Coronavirus | States to be asked to invoke Epidemic Disease Act: Centre

High-level meet reviews steps to tackle COVID-19

March 11, 2020 11:11 pm | Updated March 12, 2020 09:41 am IST - NEW DELHI

Precautionary steps: Medical personnel checking tourists at the Junagarh fort in Bikaner on Wednesday, March 11, 2020.

Precautionary steps: Medical personnel checking tourists at the Junagarh fort in Bikaner on Wednesday, March 11, 2020.

“It has been decided that all States/Union Territories should be advised to invoke provisions of Section 2 of the Epidemic Disease Act, 1897 so that all advisories being issued from time to time by the Ministry/State/UTs are enforceable,” Health Secretary Preeti Sudan said on Wednesday, after a meeting of a high-level Group of Ministers here. The GoM was constituted to review, monitor and evaluate the preparedness and measures taken regarding the management of COVID-19 in India .

Also read | India suspends all tourist visas till April 15

Ms. Sudan added that as a measure of prevention, it is reiterated that as per the travel advisory, passengers with travel history to China, Hong Kong, Republic of Korea, Japan, Italy, Thailand, Singapore, Iran, Malaysia, France, Spain and Germany should undergo self-imposed quarantine for 14 days from the date of their arrival, and their employers should facilitate work-from-home for such employees during this period.


The meeting was also attended by Secretaries and other senior officials of the relevant Ministries/Departments. “The Cabinet Secretary also took a meeting with Secretaries of the concerned Ministries, representatives from the Army, the ITBP [Indo-Tibetan Border Police],” said the Health Ministry.

IMA’s appeal

Meanwhile, the Indian Medical Association (IMA) has said that sharing data of infected people on a daily basis with the public has created panic across the country. It appealed to the government to “classify the data” of the pandemic and take appropriate action with “clinical precision.”

Also read | COVID-19 is now a pandemic, says WHO | What is a pandemic?

In a release, the association has noted that doctors and hospitals remain a silver lining in otherwise clueless situation for the common man and every doctor should function as a source of credible information in their locality and instil confidence and trust in the public.

WHO guidance

The International Federation of the Red Cross (IFRC), UNICEF and the World Health Organization (WHO) have issued new guidance to help protect children and schools from transmission of the coronavirus.

“The guidance provides critical considerations and practical checklists to keep schools safe. It also advises national and local authorities on how to adapt and implement emergency plans for educational facilities,” the release said.

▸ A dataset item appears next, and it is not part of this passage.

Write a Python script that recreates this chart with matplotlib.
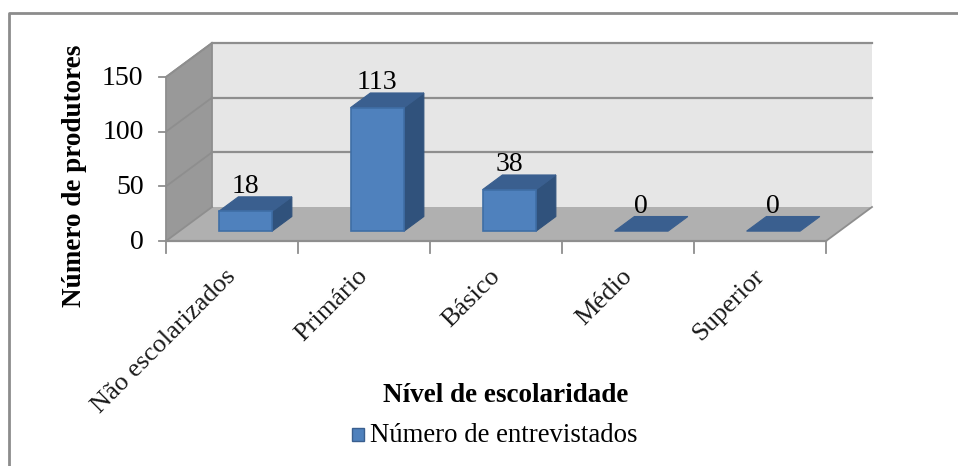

The release noted that in the event of the school closures, the guidance includes recommendations to mitigate against the possible negative impacts on children’s learning and well being. “This means having solid plans in place to ensure the continuity of learning, including remote learning options such as online education strategies and radio broadcasts of academic content, and access to essential services for all children. These plans should also include necessary steps for the eventual safe reopening of schools.”

Also read: COVID-19 | Interactive map of confirmed coronavirus cases in India | ‘Heat is not a deterrent for transmission’: Your COVID-19 queries answered

It added that where schools remain open, to make sure that children and their families remain protected and informed, the guidance includes — providing children with information about how to protect themselves, promoting best handwashing and hygiene practices and providing hygiene supplies, cleaning and disinfecting school buildings, especially water and sanitation facilities; and increasing airflow and ventilation.

The group added that the guidance, while specific to countries that have already confirmed the transmission of COVID-19, is still relevant in all other contexts.

“Education can encourage students to become advocates for disease prevention and control at home, in school, and in their community by talking to others about how to prevent the spread of viruses. Maintaining safe school operations or reopening schools after a closure, requires many considerations, but if done well, can promote public health,” the guidance said.

Tips for parents

The new guidance also offers helpful tips and checklists for parents and caregivers, as well as children and students themselves. These actions include monitoring children’s health and keeping them home from school if they are ill, encouraging children to ask questions and express their concerns and coughing or sneezing into a tissue or elbow and avoid touching face, eyes, mouth and nose.